### Instructions to follow
In the listing that follows, retype every line from the first through the one containing "150], tickvals=y_ticks, **axis_common)". Pictures are to be left out.
┌──
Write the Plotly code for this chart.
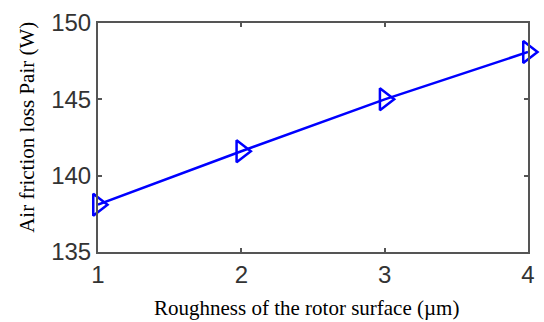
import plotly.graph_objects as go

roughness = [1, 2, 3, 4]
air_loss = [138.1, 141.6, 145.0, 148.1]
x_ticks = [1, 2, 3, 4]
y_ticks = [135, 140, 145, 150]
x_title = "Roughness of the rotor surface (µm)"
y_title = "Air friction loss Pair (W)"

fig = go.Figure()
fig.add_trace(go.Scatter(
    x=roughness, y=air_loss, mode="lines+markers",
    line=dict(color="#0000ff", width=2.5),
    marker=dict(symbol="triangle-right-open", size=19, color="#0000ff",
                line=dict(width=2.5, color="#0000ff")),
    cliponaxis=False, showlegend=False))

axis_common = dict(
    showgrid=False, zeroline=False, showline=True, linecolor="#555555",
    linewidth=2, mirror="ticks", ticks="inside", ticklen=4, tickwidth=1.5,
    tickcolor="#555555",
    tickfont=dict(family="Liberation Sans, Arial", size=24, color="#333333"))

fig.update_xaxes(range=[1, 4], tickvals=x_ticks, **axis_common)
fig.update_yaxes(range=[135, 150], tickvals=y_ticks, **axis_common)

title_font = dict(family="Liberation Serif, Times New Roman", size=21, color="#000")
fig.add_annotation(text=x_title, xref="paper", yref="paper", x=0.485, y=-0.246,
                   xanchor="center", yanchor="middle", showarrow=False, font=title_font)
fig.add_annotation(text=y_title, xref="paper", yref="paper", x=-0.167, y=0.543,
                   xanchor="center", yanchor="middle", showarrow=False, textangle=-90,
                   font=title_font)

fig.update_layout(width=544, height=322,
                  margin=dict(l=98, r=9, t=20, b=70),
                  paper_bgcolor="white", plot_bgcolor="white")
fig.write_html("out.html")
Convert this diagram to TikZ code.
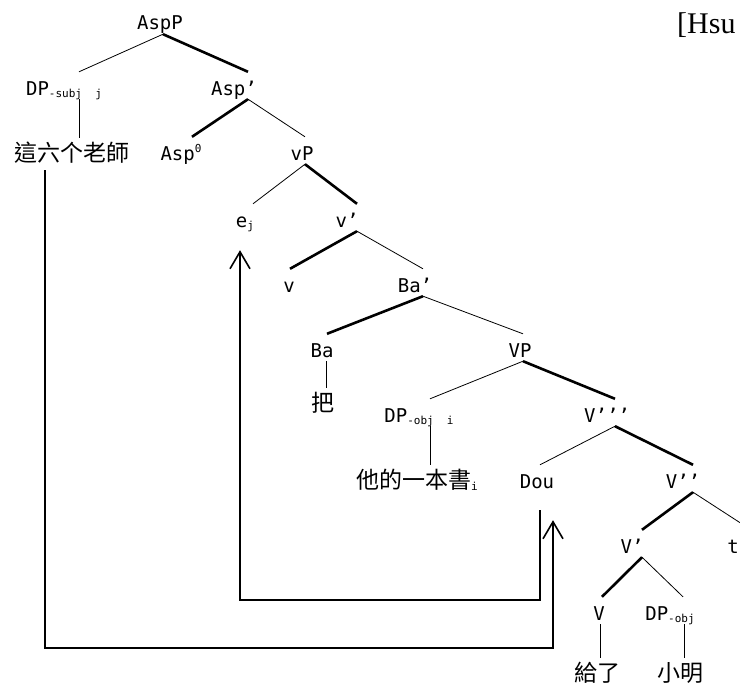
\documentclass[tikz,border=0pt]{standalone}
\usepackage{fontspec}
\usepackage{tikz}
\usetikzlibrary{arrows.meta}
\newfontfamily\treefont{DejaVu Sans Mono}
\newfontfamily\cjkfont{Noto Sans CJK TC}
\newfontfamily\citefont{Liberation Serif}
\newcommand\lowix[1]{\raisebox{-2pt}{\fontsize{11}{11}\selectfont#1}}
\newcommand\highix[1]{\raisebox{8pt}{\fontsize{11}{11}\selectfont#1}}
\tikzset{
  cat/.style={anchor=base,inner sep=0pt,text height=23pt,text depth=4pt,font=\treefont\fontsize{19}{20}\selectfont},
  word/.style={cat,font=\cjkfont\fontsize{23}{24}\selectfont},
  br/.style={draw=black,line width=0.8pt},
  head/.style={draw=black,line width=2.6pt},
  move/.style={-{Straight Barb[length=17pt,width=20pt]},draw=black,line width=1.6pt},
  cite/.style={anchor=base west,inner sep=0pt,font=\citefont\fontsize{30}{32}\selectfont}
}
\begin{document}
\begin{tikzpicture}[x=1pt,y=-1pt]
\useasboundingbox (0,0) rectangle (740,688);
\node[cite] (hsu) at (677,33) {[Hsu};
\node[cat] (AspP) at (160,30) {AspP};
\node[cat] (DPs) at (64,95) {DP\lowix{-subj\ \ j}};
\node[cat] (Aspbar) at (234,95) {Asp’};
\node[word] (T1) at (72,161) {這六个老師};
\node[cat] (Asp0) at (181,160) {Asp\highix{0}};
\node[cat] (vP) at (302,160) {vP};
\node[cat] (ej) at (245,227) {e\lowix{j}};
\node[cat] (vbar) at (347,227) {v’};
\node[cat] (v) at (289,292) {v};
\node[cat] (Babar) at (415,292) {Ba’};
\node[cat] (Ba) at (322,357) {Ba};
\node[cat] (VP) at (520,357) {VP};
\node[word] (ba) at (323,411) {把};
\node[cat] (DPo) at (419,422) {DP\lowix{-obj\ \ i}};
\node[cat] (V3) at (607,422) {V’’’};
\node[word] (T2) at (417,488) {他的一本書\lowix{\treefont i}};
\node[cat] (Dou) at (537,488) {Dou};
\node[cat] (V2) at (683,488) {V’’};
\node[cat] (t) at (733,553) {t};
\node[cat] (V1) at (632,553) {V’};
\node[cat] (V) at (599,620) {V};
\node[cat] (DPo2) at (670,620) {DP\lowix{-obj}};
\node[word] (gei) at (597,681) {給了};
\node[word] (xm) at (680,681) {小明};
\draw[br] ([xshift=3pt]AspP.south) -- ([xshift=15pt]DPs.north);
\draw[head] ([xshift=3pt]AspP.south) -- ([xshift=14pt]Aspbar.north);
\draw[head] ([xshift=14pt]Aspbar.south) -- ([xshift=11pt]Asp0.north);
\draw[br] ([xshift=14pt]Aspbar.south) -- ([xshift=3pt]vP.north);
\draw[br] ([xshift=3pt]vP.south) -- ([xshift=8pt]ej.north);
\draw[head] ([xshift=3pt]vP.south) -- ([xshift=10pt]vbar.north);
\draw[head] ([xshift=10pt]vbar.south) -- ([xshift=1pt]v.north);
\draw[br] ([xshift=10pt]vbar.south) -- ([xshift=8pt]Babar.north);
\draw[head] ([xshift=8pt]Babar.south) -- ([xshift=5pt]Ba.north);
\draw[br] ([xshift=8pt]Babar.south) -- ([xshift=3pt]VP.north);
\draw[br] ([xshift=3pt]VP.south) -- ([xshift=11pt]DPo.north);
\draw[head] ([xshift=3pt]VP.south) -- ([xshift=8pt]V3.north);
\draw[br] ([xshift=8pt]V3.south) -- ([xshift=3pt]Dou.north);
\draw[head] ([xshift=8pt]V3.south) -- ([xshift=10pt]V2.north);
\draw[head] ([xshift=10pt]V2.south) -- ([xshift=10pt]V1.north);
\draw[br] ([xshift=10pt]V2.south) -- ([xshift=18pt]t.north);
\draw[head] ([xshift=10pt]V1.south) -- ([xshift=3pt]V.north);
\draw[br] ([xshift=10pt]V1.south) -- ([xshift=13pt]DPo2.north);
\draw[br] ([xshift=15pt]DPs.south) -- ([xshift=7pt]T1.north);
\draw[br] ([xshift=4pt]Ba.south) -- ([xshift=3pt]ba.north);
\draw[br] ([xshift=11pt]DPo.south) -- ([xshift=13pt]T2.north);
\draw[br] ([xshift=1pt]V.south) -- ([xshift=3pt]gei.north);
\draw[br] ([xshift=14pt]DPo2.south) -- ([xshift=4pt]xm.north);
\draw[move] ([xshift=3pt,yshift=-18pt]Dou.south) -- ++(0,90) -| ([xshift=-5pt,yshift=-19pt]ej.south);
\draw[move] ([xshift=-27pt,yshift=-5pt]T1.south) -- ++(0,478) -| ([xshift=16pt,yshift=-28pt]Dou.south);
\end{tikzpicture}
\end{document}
└──
### Result of this exercise
Write the Plotly code for this chart.
import plotly.graph_objects as go

roughness = [1, 2, 3, 4]
air_loss = [138.1, 141.6, 145.0, 148.1]
x_ticks = [1, 2, 3, 4]
y_ticks = [135, 140, 145, 150]
x_title = "Roughness of the rotor surface (µm)"
y_title = "Air friction loss Pair (W)"

fig = go.Figure()
fig.add_trace(go.Scatter(
    x=roughness, y=air_loss, mode="lines+markers",
    line=dict(color="#0000ff", width=2.5),
    marker=dict(symbol="triangle-right-open", size=19, color="#0000ff",
                line=dict(width=2.5, color="#0000ff")),
    cliponaxis=False, showlegend=False))

axis_common = dict(
    showgrid=False, zeroline=False, showline=True, linecolor="#555555",
    linewidth=2, mirror="ticks", ticks="inside", ticklen=4, tickwidth=1.5,
    tickcolor="#555555",
    tickfont=dict(family="Liberation Sans, Arial", size=24, color="#333333"))

fig.update_xaxes(range=[1, 4], tickvals=x_ticks, **axis_common)
fig.update_yaxes(range=[135, 150], tickvals=y_ticks, **axis_common)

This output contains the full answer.